What the exercise asks: Return all of the data exactly, with nothing left out but the pictures.

— Start of Provided data —

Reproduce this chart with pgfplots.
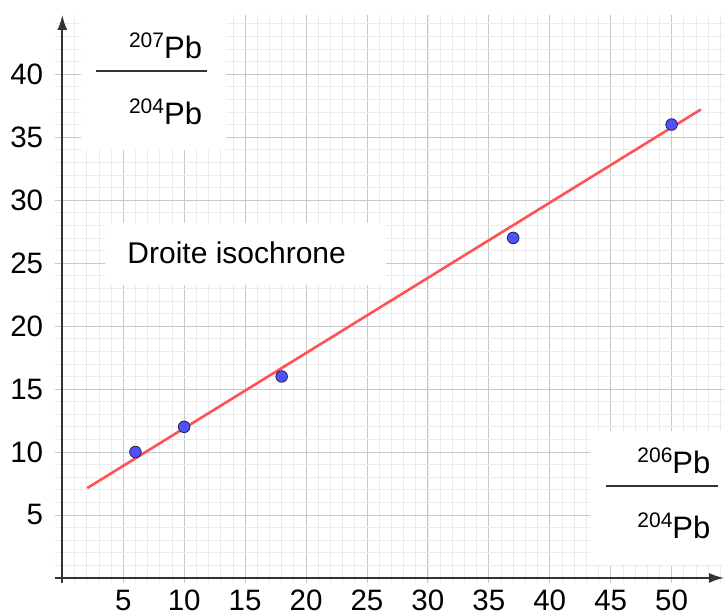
\documentclass[border=0pt]{standalone}
\usepackage{fontspec}
\setmainfont{Liberation Sans}
\usepackage{pgfplots}
\pgfplotsset{compat=1.18}
\usetikzlibrary{arrows.meta}

\definecolor{gridmaj}{HTML}{C8C8C8}
\definecolor{gridmin}{HTML}{EBEBEB}
\definecolor{axiscol}{HTML}{333333}
\definecolor{ptblue}{HTML}{5050FF}
\definecolor{ptedge}{HTML}{22224A}
\definecolor{linered}{HTML}{FF5252}

\newcommand{\pb}[1]{\raisebox{11pt}{\fontsize{21}{21}\selectfont #1}\fontsize{31}{31}\selectfont Pb}

\begin{document}
\begin{tikzpicture}
\begin{axis}[
  scale only axis, width=669pt, height=568pt,
  xmin=-0.6, xmax=54.3, ymin=-0.4, ymax=44.7,
  axis lines=middle,
  x axis line style={draw=axiscol, line width=1.8pt, -{Latex[length=15pt,width=10pt]}},
  y axis line style={draw=axiscol, line width=1.8pt, -{Latex[length=15pt,width=10pt]}},
  xtick={5,10,...,50}, ytick={5,10,...,40},
  minor xtick={0,1,...,54}, minor ytick={0,1,...,44},
  grid=both,
  major grid style={draw=gridmaj, line width=0.9pt},
  minor grid style={draw=gridmin, line width=0.7pt},
  major tick length=0pt, minor tick length=0pt,
  tick label style={font=\fontsize{29.5}{30}\selectfont},
  /pgf/number format/assume math mode=true,
  xticklabel style={anchor=north, inner sep=0pt, yshift=-12pt},
  yticklabel style={anchor=east, inner sep=0pt, xshift=-19pt},
  clip=false,
]

% white boxes behind the labels
\fill[white] (axis cs:1.5,34) rectangle (axis cs:13.4,44.7);
\fill[white] (axis cs:3.5,23.3) rectangle (axis cs:26.6,28.2);
\fill[white] (axis cs:43.3,1.0) rectangle (axis cs:54.3,11.7);

% isochron
\addplot[draw=linered, line width=2.6pt, no marks] coordinates {(2.05,7.14) (52.4,37.2)};

% samples
\addplot[only marks, mark=*, mark size=5.8pt,
  mark options={fill=ptblue, draw=ptedge, line width=0.8pt}] coordinates {
(6,10) (10,12) (18,16) (37,27) (50,36)
};

% y label
\node[anchor=base east, inner sep=0pt] at (axis cs:11.48,41.27) {\pb{207}};
\draw[axiscol, line width=2.3pt] (axis cs:2.79,40.24) -- (axis cs:11.89,40.24);
\node[anchor=base east, inner sep=0pt] at (axis cs:11.48,36.03) {\pb{204}};

% x label
\node[anchor=base east, inner sep=0pt] at (axis cs:53.2,8.33) {\pb{206}};
\draw[axiscol, line width=2.3pt] (axis cs:44.59,7.30) -- (axis cs:53.77,7.30);
\node[anchor=base east, inner sep=0pt] at (axis cs:53.2,3.17) {\pb{204}};

\node[anchor=base west, inner sep=0pt, font=\fontsize{30}{30}\selectfont] at (axis cs:5.33,25.0) {Droite isochrone};
\end{axis}
\pgfresetboundingbox
\path (current axis.south west) ++(-55pt,-31pt) coordinate (bl);
\path (current axis.north east) ++(0pt,15pt) coordinate (tr);
\path (bl) rectangle (tr);
\end{tikzpicture}
\end{document}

— End of Provided data —

In response:
Reproduce this chart with pgfplots.
\documentclass[border=0pt]{standalone}
\usepackage{fontspec}
\setmainfont{Liberation Sans}
\usepackage{pgfplots}
\pgfplotsset{compat=1.18}
\usetikzlibrary{arrows.meta}

\definecolor{gridmaj}{HTML}{C8C8C8}
\definecolor{gridmin}{HTML}{EBEBEB}
\definecolor{axiscol}{HTML}{333333}
\definecolor{ptblue}{HTML}{5050FF}
\definecolor{ptedge}{HTML}{22224A}
\definecolor{linered}{HTML}{FF5252}

\newcommand{\pb}[1]{\raisebox{11pt}{\fontsize{21}{21}\selectfont #1}\fontsize{31}{31}\selectfont Pb}

\begin{document}
\begin{tikzpicture}
\begin{axis}[
  scale only axis, width=669pt, height=568pt,
  xmin=-0.6, xmax=54.3, ymin=-0.4, ymax=44.7,
  axis lines=middle,
  x axis line style={draw=axiscol, line width=1.8pt, -{Latex[length=15pt,width=10pt]}},
  y axis line style={draw=axiscol, line width=1.8pt, -{Latex[length=15pt,width=10pt]}},
  xtick={5,10,...,50}, ytick={5,10,...,40},
  minor xtick={0,1,...,54}, minor ytick={0,1,...,44},
  grid=both,
  major grid style={draw=gridmaj, line width=0.9pt},
  minor grid style={draw=gridmin, line width=0.7pt},
  major tick length=0pt, minor tick length=0pt,
  tick label style={font=\fontsize{29.5}{30}\selectfont},
  /pgf/number format/assume math mode=true,
  xticklabel style={anchor=north, inner sep=0pt, yshift=-12pt},
  yticklabel style={anchor=east, inner sep=0pt, xshift=-19pt},
  clip=false,
]

% white boxes behind the labels
\fill[white] (axis cs:1.5,34) rectangle (axis cs:13.4,44.7);
\fill[white] (axis cs:3.5,23.3) rectangle (axis cs:26.6,28.2);
\fill[white] (axis cs:43.3,1.0) rectangle (axis cs:54.3,11.7);

% isochron
\addplot[draw=linered, line width=2.6pt, no marks] coordinates {(2.05,7.14) (52.4,37.2)};

% samples
\addplot[only marks, mark=*, mark size=5.8pt,
  mark options={fill=ptblue, draw=ptedge, line width=0.8pt}] coordinates {
(6,10) (10,12) (18,16) (37,27) (50,36)
};

% y label
\node[anchor=base east, inner sep=0pt] at (axis cs:11.48,41.27) {\pb{207}};
\draw[axiscol, line width=2.3pt] (axis cs:2.79,40.24) -- (axis cs:11.89,40.24);
\node[anchor=base east, inner sep=0pt] at (axis cs:11.48,36.03) {\pb{204}};

% x label
\node[anchor=base east, inner sep=0pt] at (axis cs:53.2,8.33) {\pb{206}};
\draw[axiscol, line width=2.3pt] (axis cs:44.59,7.30) -- (axis cs:53.77,7.30);
\node[anchor=base east, inner sep=0pt] at (axis cs:53.2,3.17) {\pb{204}};

\node[anchor=base west, inner sep=0pt, font=\fontsize{30}{30}\selectfont] at (axis cs:5.33,25.0) {Droite isochrone};
\end{axis}
\pgfresetboundingbox
\path (current axis.south west) ++(-55pt,-31pt) coordinate (bl);
\path (current axis.north east) ++(0pt,15pt) coordinate (tr);
\path (bl) rectangle (tr);
\end{tikzpicture}
\end{document}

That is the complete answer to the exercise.